Lest you think of skiing and boarding as a sport for the young, our intrepid mountain host was one of numerous retirees we encountered during the week, notably at Winter Park and Steamboat Springs. On one of the many trips up the Panoramic, I overheard a man telling a companion that he was getting ready to return to Florida. He said he was a retired New Yorker with a home near Winter Park and another in Sarasota. And I'm thinking, he's living my dream.
Plight of the pines
We weren't the only ones making this trek through central Colorado. Everywhere we went were signs of a group that leaves its mark like a heavy-metal band on a hotel suite. Hordes of tiny beetles are tearing through acre after acre of lodgepole pines and leaving behind vast stands of red, dead trees.
It is another sign of the climate changing for the worse. The beetles have always been present, but state forestry officials say warmer winters during the past 10 years have enabled them to spread their blight through higher elevations.
Vail was clearing 30 acres of thousands of dead trees, but it is a futile exercise. A recent estimate was 1.5 million acres of pines lost to beetles since 1996. And it is certain to get uglier on the slopes of Colorado's premier resorts. Barring a return of colder winters, it will likely take the inevitable fires to slow the beetles and pave the way for regeneration.

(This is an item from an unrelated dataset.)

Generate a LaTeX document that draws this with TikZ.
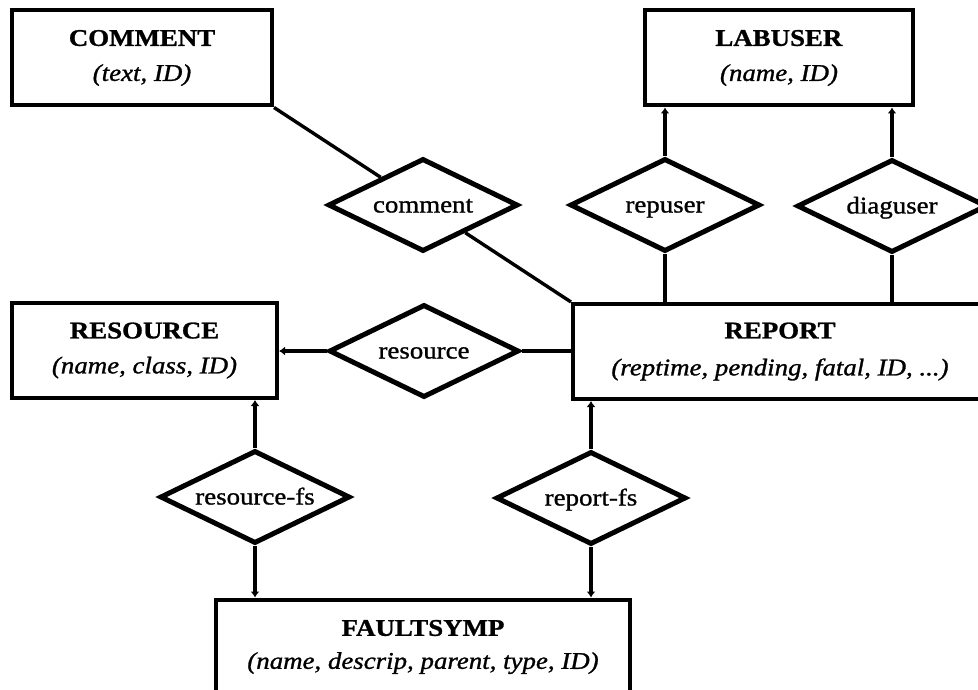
\documentclass[tikz,border=0pt]{standalone}
\usepackage{fontspec}
\setmainfont{Liberation Serif}[FakeStretch=1.12,FakeBold=1.1]
\usepackage{tikz}
\usetikzlibrary{shapes.geometric,arrows.meta}
\newcommand{\rellabel}[1]{\makebox[0pt]{#1}}

\begin{document}
\begin{tikzpicture}[x=1pt,y=-1pt,font=\fontsize{24}{29}\selectfont,
  entity/.style={draw,line width=4pt,rectangle,minimum height=95pt,align=center,inner sep=0pt},
  rel/.style={draw,line width=5pt,diamond,minimum width=190pt,minimum height=93pt,inner sep=0pt,
    text height=18pt,text depth=3pt},
  link/.style={line width=3.4pt},
  arr/.style={line width=3.4pt,-{Latex[length=6pt,width=9pt]}}]
  \useasboundingbox (0,0) rectangle (978,690);
  \clip (0,0) rectangle (978,690);
  \node[entity,minimum width=260pt] (cmt) at (142,58) {\textbf{COMMENT}\\[6pt]\textit{(text, ID)}};
  \node[entity,minimum width=268pt] (labuser) at (779,58) {\textbf{LABUSER}\\[6pt]\textit{(name, ID)}};
  \node[entity,minimum width=265pt] (resrc) at (144.5,350.5) {\textbf{RESOURCE}\\[6pt]\textit{(name, class, ID)}};
  \node[entity,minimum width=414pt] (report) at (780,351.5) {\textbf{REPORT}\\[8pt]\textit{(reptime, pending, fatal, ID, ...)}};
  \node[entity,minimum width=414pt] (fault) at (423,647) {\textbf{FAULTSYMP}\\[4pt]\textit{(name, descrip, parent, type, ID)}};
  \node[rel] (cmtrel) at (423,205) {\rellabel{comment}};
  \node[rel] (repuser) at (665,205) {\rellabel{repuser}};
  \node[rel] (diaguser) at (892,206) {\rellabel{diaguser}};
  \node[rel] (resrel) at (424,351) {\rellabel{resource}};
  \node[rel] (resfs) at (255,497) {\rellabel{resource-fs}};
  \node[rel] (repfs) at (591,498) {\rellabel{report-fs}};
  \draw[link] (cmt.south east) -- (cmtrel);
  \draw[link] (cmtrel) -- (report.north west);
  \draw[arr] (repuser.north) -- (repuser.north |- labuser.south);
  \draw[link] (repuser.south) -- (repuser.south |- report.north);
  \draw[arr] (diaguser.north) -- (diaguser.north |- labuser.south);
  \draw[link] (diaguser.south) -- (diaguser.south |- report.north);
  \draw[arr] (resrel.west) -- (resrel.west -| resrc.east);
  \draw[link] (resrel.east) -- (resrel.east -| report.west);
  \draw[arr] (resfs.north) -- (resfs.north |- resrc.south);
  \draw[arr] (resfs.south) -- (resfs.south |- fault.north);
  \draw[arr] (repfs.north) -- (repfs.north |- report.south);
  \draw[arr] (repfs.south) -- (repfs.south |- fault.north);
\end{tikzpicture}
\end{document}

About a week before this trip I happened upon the saga of the Killdozer late at night on the History Channel. Marvin Heemeyer, a welder with a grudge against officials of the small town a Granby, Colo., turned a Komatsu bulldozer into an armed fortress and in 2004 used it to destroy 13 buildings, including the town hall and newspaper office, and do $7 million worth of damage. (You can check out video of the rampage on You Tube).
Plotting the route of the ski loop, I noted that we would pass through Granby while traveling Route 40 from Steamboat Springs to Winter Park. It made me realize there was more going on in the seemingly nondescript towns than might be apparent.

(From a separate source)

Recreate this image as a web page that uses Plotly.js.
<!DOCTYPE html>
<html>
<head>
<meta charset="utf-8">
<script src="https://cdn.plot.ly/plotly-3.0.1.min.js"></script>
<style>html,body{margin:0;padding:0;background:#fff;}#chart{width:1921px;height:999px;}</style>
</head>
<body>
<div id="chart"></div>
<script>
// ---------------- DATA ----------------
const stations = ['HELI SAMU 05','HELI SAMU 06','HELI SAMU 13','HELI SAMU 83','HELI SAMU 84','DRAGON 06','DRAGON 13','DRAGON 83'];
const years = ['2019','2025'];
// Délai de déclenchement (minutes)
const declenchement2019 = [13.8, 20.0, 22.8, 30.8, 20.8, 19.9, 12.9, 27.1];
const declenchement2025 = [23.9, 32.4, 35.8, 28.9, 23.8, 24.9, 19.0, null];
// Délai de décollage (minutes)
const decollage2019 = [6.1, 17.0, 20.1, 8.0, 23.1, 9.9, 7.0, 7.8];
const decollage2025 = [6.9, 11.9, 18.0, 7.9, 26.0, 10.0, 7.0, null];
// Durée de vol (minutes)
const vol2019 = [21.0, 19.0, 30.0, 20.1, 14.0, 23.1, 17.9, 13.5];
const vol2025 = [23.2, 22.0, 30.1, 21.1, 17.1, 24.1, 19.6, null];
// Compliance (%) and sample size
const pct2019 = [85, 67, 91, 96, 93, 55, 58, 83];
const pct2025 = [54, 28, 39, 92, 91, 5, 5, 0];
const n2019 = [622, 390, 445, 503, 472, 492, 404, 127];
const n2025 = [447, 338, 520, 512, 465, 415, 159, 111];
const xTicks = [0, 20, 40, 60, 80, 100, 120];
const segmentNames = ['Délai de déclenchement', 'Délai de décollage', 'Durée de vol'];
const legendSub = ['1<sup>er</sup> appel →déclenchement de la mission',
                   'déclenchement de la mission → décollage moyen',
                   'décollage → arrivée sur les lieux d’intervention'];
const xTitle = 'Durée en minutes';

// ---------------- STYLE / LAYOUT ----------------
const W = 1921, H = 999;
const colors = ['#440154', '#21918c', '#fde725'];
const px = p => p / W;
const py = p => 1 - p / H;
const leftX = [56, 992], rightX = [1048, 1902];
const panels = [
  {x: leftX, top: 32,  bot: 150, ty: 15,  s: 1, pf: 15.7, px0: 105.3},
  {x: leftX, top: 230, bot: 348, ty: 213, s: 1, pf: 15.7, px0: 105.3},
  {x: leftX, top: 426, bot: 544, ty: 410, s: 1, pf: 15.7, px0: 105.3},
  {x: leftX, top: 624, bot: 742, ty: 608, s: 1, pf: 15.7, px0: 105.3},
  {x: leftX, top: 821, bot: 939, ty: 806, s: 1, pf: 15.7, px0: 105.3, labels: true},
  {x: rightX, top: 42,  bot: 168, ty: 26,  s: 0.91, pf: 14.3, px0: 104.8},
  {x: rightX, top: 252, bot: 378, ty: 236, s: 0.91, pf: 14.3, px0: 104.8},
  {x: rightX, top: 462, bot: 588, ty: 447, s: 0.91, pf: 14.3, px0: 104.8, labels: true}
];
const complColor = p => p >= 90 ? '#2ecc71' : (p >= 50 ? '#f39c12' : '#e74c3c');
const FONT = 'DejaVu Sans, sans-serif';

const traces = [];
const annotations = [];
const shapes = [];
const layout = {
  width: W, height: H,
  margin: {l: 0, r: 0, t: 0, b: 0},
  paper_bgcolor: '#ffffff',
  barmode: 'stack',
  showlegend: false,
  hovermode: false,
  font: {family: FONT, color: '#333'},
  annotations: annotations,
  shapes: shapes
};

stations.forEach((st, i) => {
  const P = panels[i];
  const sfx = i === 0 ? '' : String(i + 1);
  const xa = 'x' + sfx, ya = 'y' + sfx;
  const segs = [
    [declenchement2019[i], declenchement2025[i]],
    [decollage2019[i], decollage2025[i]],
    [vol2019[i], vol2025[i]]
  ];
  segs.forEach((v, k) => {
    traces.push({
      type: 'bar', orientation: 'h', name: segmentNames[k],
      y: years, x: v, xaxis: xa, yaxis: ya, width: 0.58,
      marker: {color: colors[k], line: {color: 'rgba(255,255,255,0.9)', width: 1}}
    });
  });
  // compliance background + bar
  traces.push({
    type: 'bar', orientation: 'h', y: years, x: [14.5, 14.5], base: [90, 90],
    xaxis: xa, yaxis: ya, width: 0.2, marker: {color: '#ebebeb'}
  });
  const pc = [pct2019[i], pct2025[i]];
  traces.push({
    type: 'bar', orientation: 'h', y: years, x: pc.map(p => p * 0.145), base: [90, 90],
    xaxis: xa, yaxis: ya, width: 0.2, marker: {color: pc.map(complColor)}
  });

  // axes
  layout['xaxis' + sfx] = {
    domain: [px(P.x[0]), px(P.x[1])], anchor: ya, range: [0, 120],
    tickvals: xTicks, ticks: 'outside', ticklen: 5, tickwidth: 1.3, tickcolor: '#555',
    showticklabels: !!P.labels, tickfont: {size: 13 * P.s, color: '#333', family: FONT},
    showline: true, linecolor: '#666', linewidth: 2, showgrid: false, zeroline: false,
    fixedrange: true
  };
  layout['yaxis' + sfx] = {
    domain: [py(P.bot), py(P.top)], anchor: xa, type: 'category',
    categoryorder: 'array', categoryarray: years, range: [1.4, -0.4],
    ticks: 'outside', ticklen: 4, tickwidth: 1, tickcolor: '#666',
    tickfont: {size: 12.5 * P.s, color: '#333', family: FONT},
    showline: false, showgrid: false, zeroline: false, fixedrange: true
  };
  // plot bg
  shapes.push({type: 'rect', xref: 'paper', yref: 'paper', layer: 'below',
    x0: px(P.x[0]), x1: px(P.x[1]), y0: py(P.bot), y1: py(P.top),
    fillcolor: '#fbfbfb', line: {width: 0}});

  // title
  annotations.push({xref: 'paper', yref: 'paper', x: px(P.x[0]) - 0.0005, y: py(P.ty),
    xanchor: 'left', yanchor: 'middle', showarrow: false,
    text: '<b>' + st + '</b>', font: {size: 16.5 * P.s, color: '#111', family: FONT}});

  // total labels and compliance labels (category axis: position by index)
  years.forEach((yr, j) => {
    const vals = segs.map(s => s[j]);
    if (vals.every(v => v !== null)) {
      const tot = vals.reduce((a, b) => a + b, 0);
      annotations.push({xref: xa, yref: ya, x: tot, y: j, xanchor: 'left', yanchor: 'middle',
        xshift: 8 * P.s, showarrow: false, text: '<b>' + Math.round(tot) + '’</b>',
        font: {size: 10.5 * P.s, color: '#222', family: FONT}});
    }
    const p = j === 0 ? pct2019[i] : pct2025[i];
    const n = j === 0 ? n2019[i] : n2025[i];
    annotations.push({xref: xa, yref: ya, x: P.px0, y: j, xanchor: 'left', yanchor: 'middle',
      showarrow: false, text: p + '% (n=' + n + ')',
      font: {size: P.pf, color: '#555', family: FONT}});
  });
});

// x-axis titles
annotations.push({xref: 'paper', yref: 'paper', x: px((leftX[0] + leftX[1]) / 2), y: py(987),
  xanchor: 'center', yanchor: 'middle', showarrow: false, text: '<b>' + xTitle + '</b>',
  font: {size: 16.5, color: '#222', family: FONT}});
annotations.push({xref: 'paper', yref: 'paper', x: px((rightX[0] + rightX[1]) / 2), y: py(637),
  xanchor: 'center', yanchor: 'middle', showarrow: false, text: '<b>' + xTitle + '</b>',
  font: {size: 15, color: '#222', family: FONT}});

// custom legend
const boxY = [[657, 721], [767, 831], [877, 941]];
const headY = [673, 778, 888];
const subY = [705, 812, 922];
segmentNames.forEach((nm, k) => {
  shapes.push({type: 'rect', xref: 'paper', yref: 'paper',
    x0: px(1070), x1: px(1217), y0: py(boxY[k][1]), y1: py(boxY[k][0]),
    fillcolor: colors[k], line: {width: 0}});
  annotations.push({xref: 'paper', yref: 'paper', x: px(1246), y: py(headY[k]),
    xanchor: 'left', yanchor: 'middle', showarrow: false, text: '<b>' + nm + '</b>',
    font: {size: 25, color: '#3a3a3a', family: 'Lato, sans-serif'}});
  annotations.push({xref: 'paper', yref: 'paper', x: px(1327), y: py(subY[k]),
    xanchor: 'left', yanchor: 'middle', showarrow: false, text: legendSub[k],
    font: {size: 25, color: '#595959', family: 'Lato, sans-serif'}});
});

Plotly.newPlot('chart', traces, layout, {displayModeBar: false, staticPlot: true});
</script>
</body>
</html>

Some of them wore their quirks as a mark of distinction, such as the Worst Western Hotel in Fraser. Kremmling, where Zane Grey wrote some of his Westerns and which stages annual snowmobile drag races, had some intriguing signage, notably a cow drowning in a coffee cup outside the coffee shop. We learned that tiny Tabernash was named for an Indian shot by a sheriff's posse in 1878 after a group of Utes "began horse racing and generally raising a ruckus."
In Granby, there was no visible evidence of the Killdozer or Heemeyer, the only human casualty of that ruckus. As a member of the Fourth Estate, I was pleased to see the rebuilt newspaper office next to the highway.

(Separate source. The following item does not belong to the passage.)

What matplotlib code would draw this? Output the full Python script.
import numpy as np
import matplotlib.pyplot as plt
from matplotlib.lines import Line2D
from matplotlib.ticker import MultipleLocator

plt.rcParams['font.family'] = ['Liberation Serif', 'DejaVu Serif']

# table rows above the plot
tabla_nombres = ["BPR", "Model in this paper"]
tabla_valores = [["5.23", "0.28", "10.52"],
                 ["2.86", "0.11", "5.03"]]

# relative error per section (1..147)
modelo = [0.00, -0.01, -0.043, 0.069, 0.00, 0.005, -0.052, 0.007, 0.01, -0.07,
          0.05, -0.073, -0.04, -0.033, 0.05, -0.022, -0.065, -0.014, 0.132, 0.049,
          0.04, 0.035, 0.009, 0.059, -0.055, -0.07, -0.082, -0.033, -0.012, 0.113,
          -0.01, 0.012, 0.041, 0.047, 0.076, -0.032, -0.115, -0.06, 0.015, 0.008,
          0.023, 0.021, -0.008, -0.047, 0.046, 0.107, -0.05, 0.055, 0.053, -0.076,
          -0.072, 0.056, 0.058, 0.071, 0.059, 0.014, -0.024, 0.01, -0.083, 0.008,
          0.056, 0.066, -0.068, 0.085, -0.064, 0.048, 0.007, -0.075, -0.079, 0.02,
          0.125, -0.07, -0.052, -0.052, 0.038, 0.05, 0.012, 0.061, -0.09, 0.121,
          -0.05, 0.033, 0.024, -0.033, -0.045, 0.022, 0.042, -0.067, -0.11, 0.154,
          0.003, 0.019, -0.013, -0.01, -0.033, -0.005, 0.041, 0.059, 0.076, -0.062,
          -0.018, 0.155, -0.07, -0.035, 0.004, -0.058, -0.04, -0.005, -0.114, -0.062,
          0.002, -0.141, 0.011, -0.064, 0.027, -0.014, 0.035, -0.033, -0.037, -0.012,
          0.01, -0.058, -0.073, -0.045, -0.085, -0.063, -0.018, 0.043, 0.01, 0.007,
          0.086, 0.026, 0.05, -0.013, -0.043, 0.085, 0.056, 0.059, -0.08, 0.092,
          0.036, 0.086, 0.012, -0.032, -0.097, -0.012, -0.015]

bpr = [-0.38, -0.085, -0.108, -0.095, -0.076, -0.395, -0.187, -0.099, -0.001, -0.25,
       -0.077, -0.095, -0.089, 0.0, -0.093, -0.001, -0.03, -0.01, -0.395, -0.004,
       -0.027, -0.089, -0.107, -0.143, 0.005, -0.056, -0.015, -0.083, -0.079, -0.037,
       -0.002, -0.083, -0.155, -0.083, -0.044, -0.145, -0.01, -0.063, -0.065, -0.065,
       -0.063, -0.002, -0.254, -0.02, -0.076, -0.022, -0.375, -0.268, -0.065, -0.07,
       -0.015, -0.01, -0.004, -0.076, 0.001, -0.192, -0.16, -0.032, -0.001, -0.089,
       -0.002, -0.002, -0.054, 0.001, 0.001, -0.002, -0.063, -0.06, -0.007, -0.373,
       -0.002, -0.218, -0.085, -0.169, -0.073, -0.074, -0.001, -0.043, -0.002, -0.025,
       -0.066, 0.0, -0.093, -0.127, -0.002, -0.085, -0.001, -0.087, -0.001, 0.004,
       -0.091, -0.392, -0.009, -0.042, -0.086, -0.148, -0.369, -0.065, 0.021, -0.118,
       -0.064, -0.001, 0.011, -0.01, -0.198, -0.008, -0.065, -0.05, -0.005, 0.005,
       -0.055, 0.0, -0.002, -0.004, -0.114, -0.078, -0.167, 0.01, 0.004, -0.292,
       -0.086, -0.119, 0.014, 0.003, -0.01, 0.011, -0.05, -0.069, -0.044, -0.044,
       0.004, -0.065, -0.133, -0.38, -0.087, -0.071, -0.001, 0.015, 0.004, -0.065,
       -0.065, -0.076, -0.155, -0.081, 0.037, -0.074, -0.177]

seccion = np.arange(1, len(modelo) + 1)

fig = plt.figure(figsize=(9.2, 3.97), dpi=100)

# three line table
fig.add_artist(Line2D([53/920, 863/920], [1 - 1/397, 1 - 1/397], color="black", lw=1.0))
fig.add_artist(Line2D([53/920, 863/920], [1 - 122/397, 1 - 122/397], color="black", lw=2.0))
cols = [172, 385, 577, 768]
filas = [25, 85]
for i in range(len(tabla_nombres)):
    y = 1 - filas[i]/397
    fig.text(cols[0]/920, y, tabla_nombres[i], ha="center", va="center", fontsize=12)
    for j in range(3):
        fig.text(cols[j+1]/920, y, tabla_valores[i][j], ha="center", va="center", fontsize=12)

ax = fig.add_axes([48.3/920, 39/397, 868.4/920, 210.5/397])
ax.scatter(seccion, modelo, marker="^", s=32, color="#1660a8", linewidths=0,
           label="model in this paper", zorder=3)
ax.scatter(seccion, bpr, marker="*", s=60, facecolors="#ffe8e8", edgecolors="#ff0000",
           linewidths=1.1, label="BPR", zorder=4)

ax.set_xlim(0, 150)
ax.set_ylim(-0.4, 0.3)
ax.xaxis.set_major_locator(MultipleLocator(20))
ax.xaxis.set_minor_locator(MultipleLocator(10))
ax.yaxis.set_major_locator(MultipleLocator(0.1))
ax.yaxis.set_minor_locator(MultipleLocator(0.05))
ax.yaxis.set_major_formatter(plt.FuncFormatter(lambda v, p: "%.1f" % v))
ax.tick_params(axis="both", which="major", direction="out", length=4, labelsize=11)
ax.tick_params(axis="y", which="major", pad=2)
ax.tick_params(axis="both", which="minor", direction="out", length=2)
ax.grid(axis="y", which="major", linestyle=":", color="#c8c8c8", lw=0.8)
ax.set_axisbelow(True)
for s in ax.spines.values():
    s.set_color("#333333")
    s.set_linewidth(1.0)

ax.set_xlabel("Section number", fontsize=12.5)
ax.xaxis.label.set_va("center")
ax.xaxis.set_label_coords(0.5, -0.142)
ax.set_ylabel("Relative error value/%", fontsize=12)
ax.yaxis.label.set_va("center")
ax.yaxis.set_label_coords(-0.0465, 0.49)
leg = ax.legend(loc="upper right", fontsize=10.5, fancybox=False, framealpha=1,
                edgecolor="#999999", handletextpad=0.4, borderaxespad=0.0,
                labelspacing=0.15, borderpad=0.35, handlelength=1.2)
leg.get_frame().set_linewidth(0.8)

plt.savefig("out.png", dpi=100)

Couldn't help wondering what life was like in some of these remote towns. And then, just after 5 on Friday afternoon, we noticed a gathering of pickup trucks on a frozen lake. They were gunning their engines and skidding on the ice, spinning and spinning in the strangest TGIF celebration I've ever seen.
Quick, open the windows
A trip involving extensive driving -- we logged more than 500 miles -- in the middle of ski season is risky. We were blessed with roads clear of ice and snow all the way. The trip went without a glitch until the final stop in Eagle when the Silverleaf Suites mixed up our reservation and stuck us in a smoking room.
But the slacker in the backward baseball cap working the front desk earned redemption with his dinner recommendation. The Broadway Cafe looked like nothing special, but the meal was the best I've had anywhere in a long, long time. The short ribs melted in your mouth, the martinis were mellow and the waiter, Brent Stone, could give a lesson in service to many overrated, big-city establishments.